Sweden’s Prime Minister says he will hand in his and his government’s resignations, after Fredrik Reinfeldt’s center-right coalition came in second behind the center-Left bloc in the weekend elections.  But the bloc led by Social Democrat Stefan Lofven failed to win a parliamentary majority.

“The Swedish people have turned their backs on tax cuts and privatizations as the solutions to all social problems,” Loefven told his supporters on Sunday after the Social Democratic victory was confirmed.

Lofven’s bloc garnered 43.7 percent of the vote, followed by 39.1 percent for the center right.  On the surface, that means a government with limited clout to pass bills.  Lofven said the Social Democrats will team with the Greens and extend a hand to “democratic parties” to form the new government.

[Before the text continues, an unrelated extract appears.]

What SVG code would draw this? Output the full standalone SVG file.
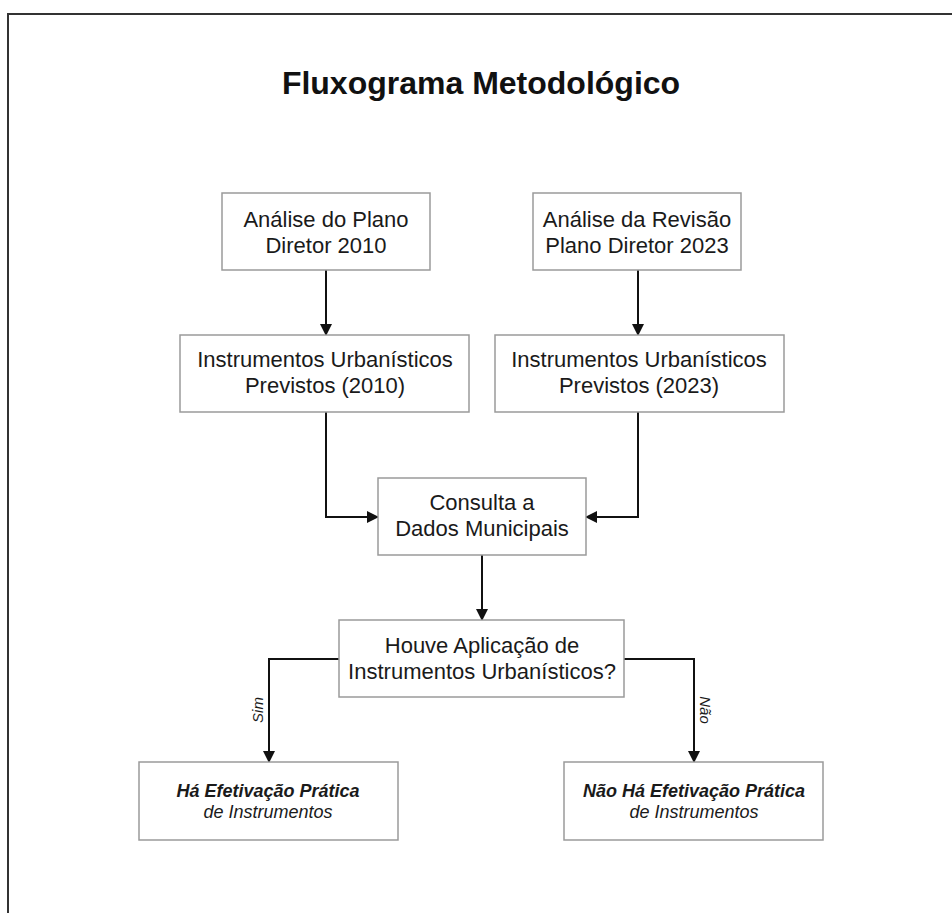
<svg xmlns="http://www.w3.org/2000/svg" width="952" height="913" viewBox="0 0 952 913">
<style>
.box{fill:#fff;stroke:#9a9a9a;stroke-width:1.5}
.t{font-family:"Liberation Sans",Arial,sans-serif;font-size:22px;fill:#1a1a1a;text-anchor:middle}
.bi{font-family:"Liberation Sans",Arial,sans-serif;font-size:18px;font-style:italic;font-weight:bold;fill:#1a1a1a;text-anchor:middle}
.i{font-family:"Liberation Sans",Arial,sans-serif;font-size:18px;font-style:italic;fill:#1a1a1a;text-anchor:middle}
.lbl{font-family:"Liberation Sans",Arial,sans-serif;font-size:15px;font-style:italic;fill:#1a1a1a;text-anchor:middle}
.c{fill:none;stroke:#111;stroke-width:2}
</style>
<defs>
<marker id="ah" markerWidth="12" markerHeight="12" refX="11" refY="6" orient="auto" markerUnits="userSpaceOnUse">
<path d="M0,0 L12,6 L0,12 Z" fill="#111"/>
</marker>
</defs>
<rect x="0" y="0" width="952" height="913" fill="#fff"/>
<path d="M8,913 V14 H952" fill="none" stroke="#333" stroke-width="2"/>
<text x="481" y="94" font-family="'Liberation Sans',Arial,sans-serif" font-size="32" font-weight="bold" text-anchor="middle" fill="#111">Fluxograma Metodológico</text>

<g id="connectors">
<path class="c" d="M326,270 V335" marker-end="url(#ah)"/>
<path class="c" d="M638,270 V335" marker-end="url(#ah)"/>
<path class="c" d="M326,412 V517 H378" marker-end="url(#ah)"/>
<path class="c" d="M638,412 V517 H586" marker-end="url(#ah)"/>
<path class="c" d="M482,555 V620" marker-end="url(#ah)"/>
<path class="c" d="M339,659 H269 V762" marker-end="url(#ah)"/>
<path class="c" d="M624,659 H694 V762" marker-end="url(#ah)"/>
<text class="lbl" transform="translate(263,710) rotate(-90)">Sim</text>
<text class="lbl" transform="translate(700,710) rotate(90)">Não</text>
</g>

<g id="n1">
<rect class="box" x="222" y="193" width="208" height="77"/>
<text class="t" x="326" y="227">Análise do Plano</text>
<text class="t" x="326" y="253">Diretor 2010</text>
</g>
<g id="n2">
<rect class="box" x="533" y="193" width="208" height="77"/>
<text class="t" x="637" y="227">Análise da Revisão</text>
<text class="t" x="637" y="253">Plano Diretor 2023</text>
</g>
<g id="n3">
<rect class="box" x="180" y="335" width="289" height="77"/>
<text class="t" x="325" y="367">Instrumentos Urbanísticos</text>
<text class="t" x="325" y="393">Previstos (2010)</text>
</g>
<g id="n4">
<rect class="box" x="495" y="335" width="289" height="77"/>
<text class="t" x="639" y="367">Instrumentos Urbanísticos</text>
<text class="t" x="639" y="393">Previstos (2023)</text>
</g>
<g id="n5">
<rect class="box" x="378" y="478" width="208" height="77"/>
<text class="t" x="482" y="510">Consulta a</text>
<text class="t" x="482" y="536">Dados Municipais</text>
</g>
<g id="n6">
<rect class="box" x="339" y="620" width="285" height="77"/>
<text class="t" x="482" y="653">Houve Aplicação de</text>
<text class="t" x="482" y="679">Instrumentos Urbanísticos?</text>
</g>
<g id="n7">
<rect class="box" x="139" y="762" width="259" height="78"/>
<text class="bi" x="268" y="797">Há Efetivação Prática</text>
<text class="i" x="268" y="818">de Instrumentos</text>
</g>
<g id="n8">
<rect class="box" x="564" y="762" width="259" height="78"/>
<text class="bi" x="694" y="797">Não Há Efetivação Prática</text>
<text class="i" x="694" y="818">de Instrumentos</text>
</g>
</svg>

“It’s time to put party interests aside,” Lofven said.  “Our country is too small for conflicts.”

But one group neither Lofven nor the center right bloc will touch is the Sweden Democrats.  The far right, anti-immigration party came in third with 12.9 percent of the vote, more than doubling its total from four years ago.  Growing out of the white supremacy racist underground of the 1980s, the Sweden Democrats preached against the country’s generous asylum policies.

The biggest disappointed was felt by the new Feminist Initiative party, which exit polls had suggested would clear the four percent threshold for entering parliament.  Partial results gave the party only 3.1 percent of the vote.